Yesterday, the Niskanen Center filed a letter, infographic, and compendium of comments, articles, op-eds, and blog posts to the Federal Communications Commission (FCC) and the National Highway Traffic Safety Administration (NHTSA). The filing demonstrates the breadth of opposition from automakers, technology companies, public interest groups, and policy analysts to NHTSA’s Notice of Proposed Rulemaking on mandating Direct Short Range Communication (DSRC) service for vehicle-to-vehicle (V2V) communications.
In April, the Niskanen Center and other coalition partners sent a letter to Secretary of Transportation Elaine Chao asking her to temporarily suspend the Obama-era V2V rulemaking proceeding and allow more time for the current administration to examine this flawed proposal. The Niskanen Center also submitted comments in 2016 and in April of this year to the NHTSA docket. In those comments, we concluded:
Until such time as the Agency can assess how its proposed mandate comports to the demands of Executive Order 13771, no further action towards implementation should be taken. Additionally, the many concerns associated with privacy and cybersecurity, potential technological lock-in, and interoperability and other technical difficulties still need to be addressed. Rather than pursue this mandate, NHTSA should focus the bulk of its attention and resources on finalizing its policies on autonomous vehicles to expedite their safe and expeditious deployment, which will have a far greater benefit to public safety and health than the DSRC rules.
As noted in my recent op-ed in WIRED, autonomous vehicles are the next frontier of transportation. But, as depicted in the infographic below, DSRC is just one potential component of autonomous vehicle technology.

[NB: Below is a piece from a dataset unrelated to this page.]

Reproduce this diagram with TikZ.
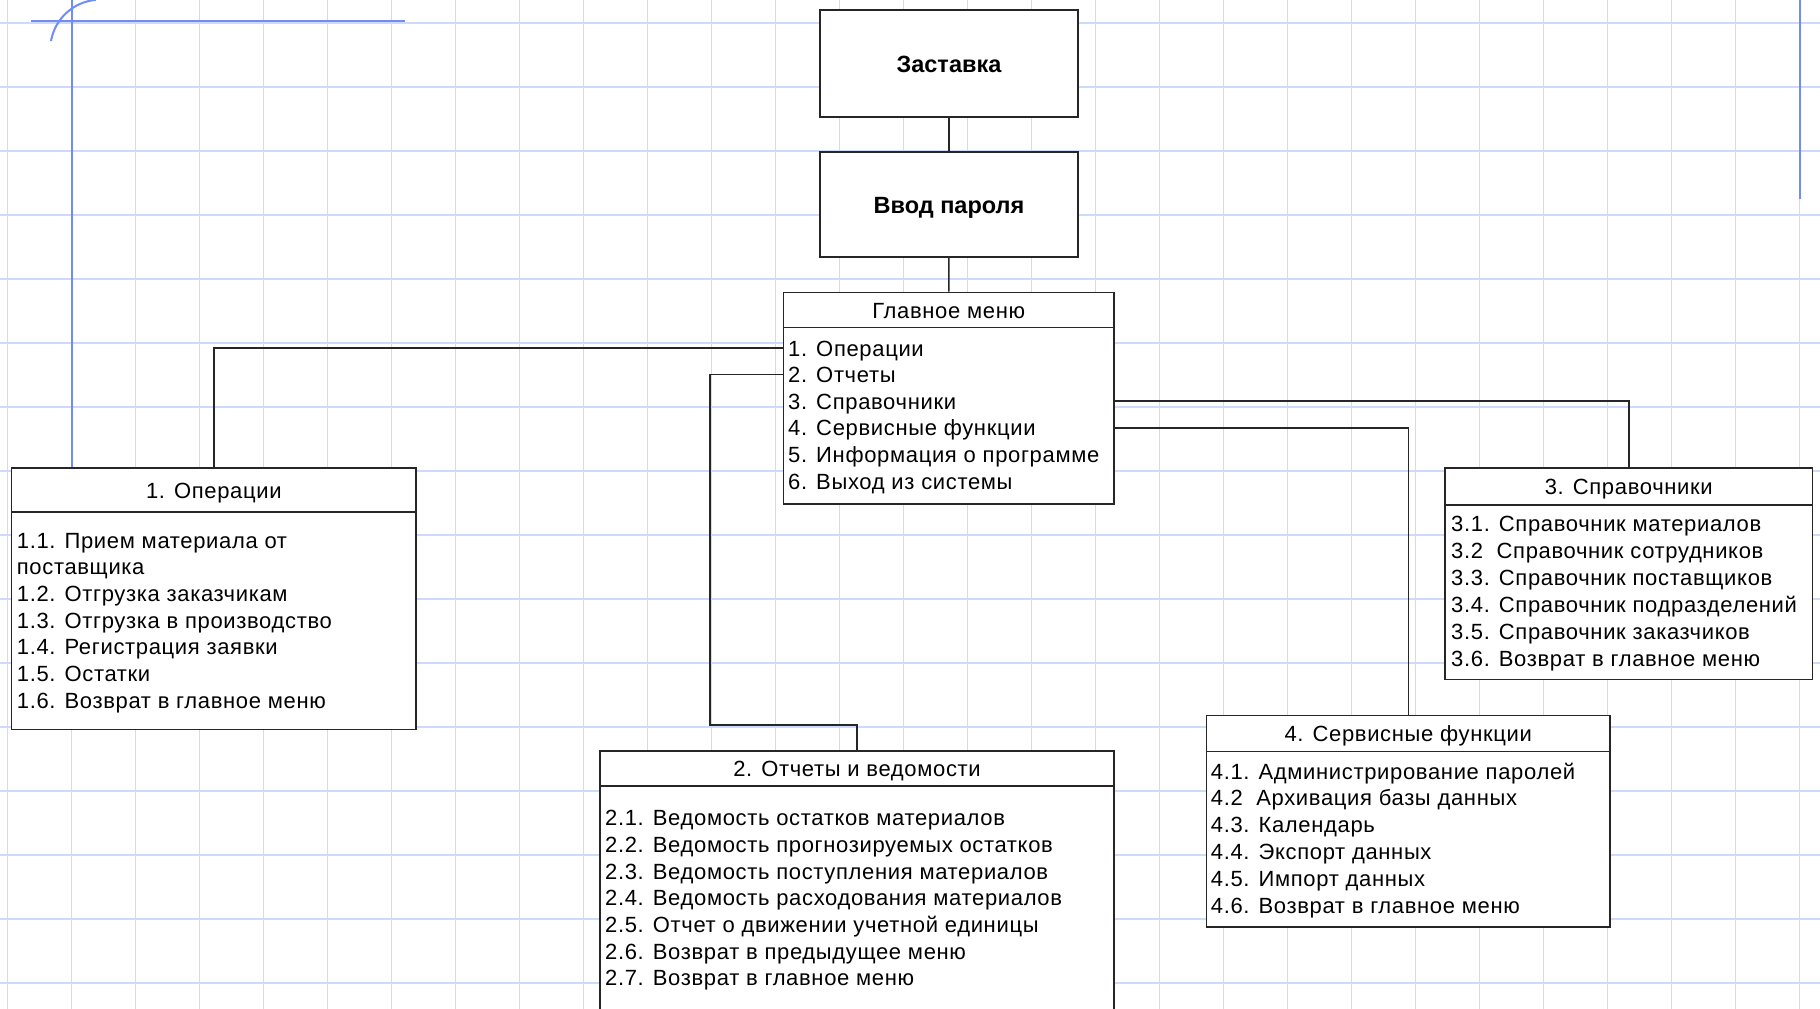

Driverless cars need technology that accomplishes many things—sensing real world objects, sophisticated mapping of the environment, and making choices in real time about the data it processes. If DSRC gets deployed in all vehicles, it will only meet a fraction of those needs, and over a very long period of time. A partial timeline of autonomous vehicle and V2V developments, depicted in the accompanying infographic, shows how various technologies have outpaced DSRC.
Innovation from the private sector has been several steps ahead of DSRC from the start, and there is no reason to suspect that a DSRC mandate will actually increase public safety on American roads. Any benefits to consumer safety won’t emerge for many decades. By then, we’ll likely have technologies that make DSRC, already out of date by modern standards, look even more antiquated.